The net neutrality crack-up

“The net neutrality crack-up” is the headline put by the Wall Street Journal over Holman Jenkins’s column on the FCC production of this past week. If you can’t access the column directly, you can access it indirectly here via Google. As long as we’re on the subject, let’s continue with the conclusion of Jenkins’s column:

Which brings us to the pusillanimous Tom Wheeler. We don’t use the adjective lightly.

Let’s be absolutely clear about something. The Federal Communications Commission chief did not go to President Obama and say, “We at the FCC have studied the issue and concluded that utility regulation is necessary to assure net neutrality.”

Nothing like this happened. Mr. Wheeler was still trying to head off utility regulation when Mr. Obama, after election day, suddenly announced his support for what previously had been an extreme regulatory agenda. In one of many ludicrous ironies, Mr. Wheeler had just successfully romanced a core of the Obama political coalition—including the Rev. Jesse Jackson —to oppose utility regulation of the Internet. In a little-noticed, bizarro-world circumstance, the NAACP, the National Urban League, Rev. Jackson’s Rainbow/PUSH and several other civil-rights groups are still rhetorically committed to fighting the White House on Title II.

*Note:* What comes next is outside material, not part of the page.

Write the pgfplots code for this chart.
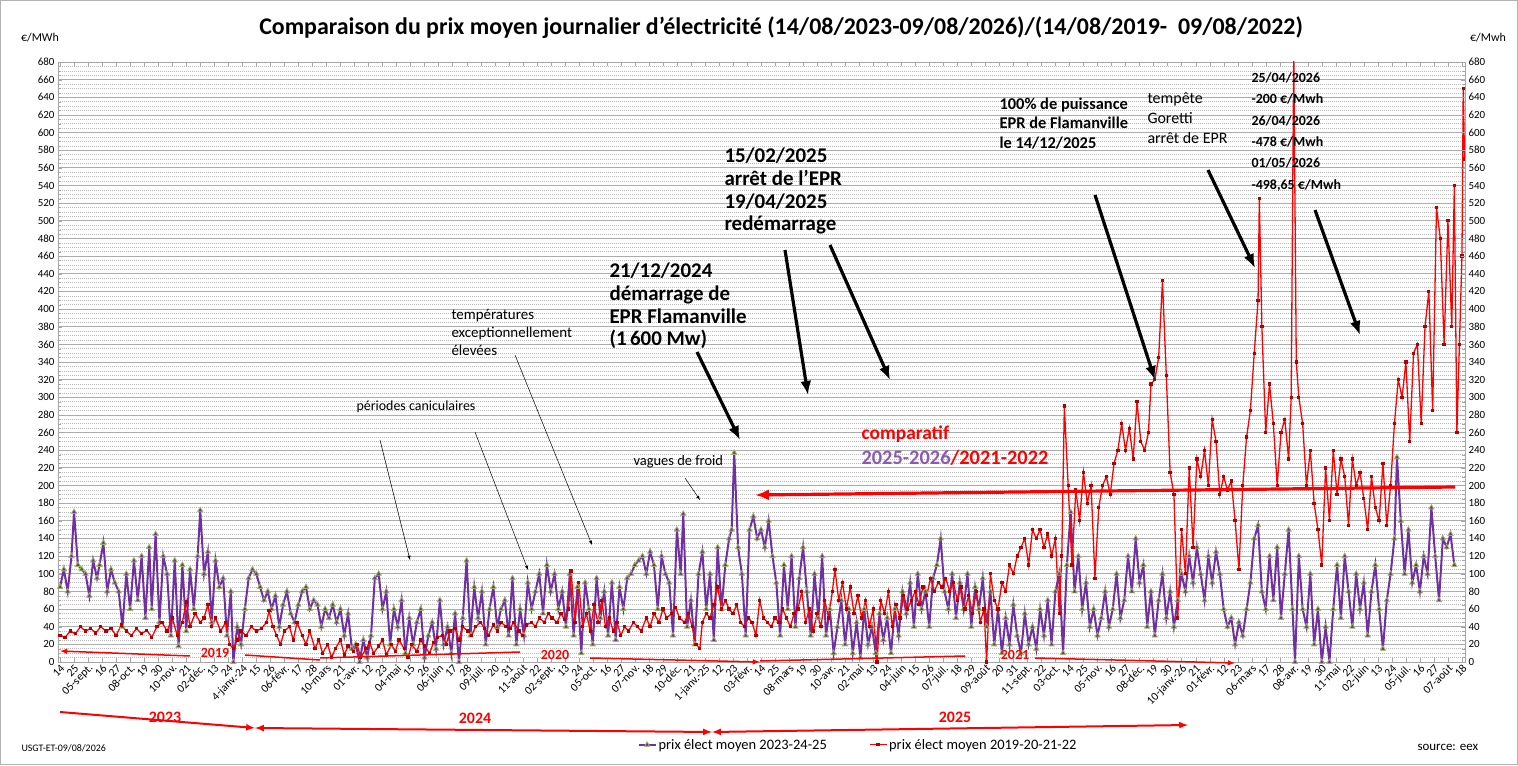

Conspiracy theorists will have to put aside any idea that utility treatment was the secret objective of Mr. Obama and Mr. Wheeler from the get-go. Mr. Wheeler was blindsided too. It appears that Mr. Obama simply decided, after Democrats’ defeat in the midterm elections, that he would spend the last two years of his presidency catering to left-wing groups. If this had been a plan from the start, he and Mr. Wheeler never would have arranged events so as to portray the FCC chief as the White House’s quivering lap dog. Mr. Wheeler didn’t just flip-flop on utility regulation. He collapsed like a bag of air.

The FCC chief has been lying strenuously about all this for weeks, and perhaps may yet be rewarded with an ambassadorship or some other plum. But the original “Progressives” had higher aspirations when they created the idea of the independent regulatory agency. The FCC’s rule-making process is supposed to be deliberative and strictly defined by law (which is why its net-neut order will now be eminently appealable). It simply is not true that any FCC chairman in Mr. Wheeler’s position would have yielded to a policy diktat from the White House. An FCC chief with true “progressive” spine would have made it his top priority to protect his agency from improper political manipulation.

As I say in the earlier post, everything about this is wrong, including the packaging in the label of “net neutrality.”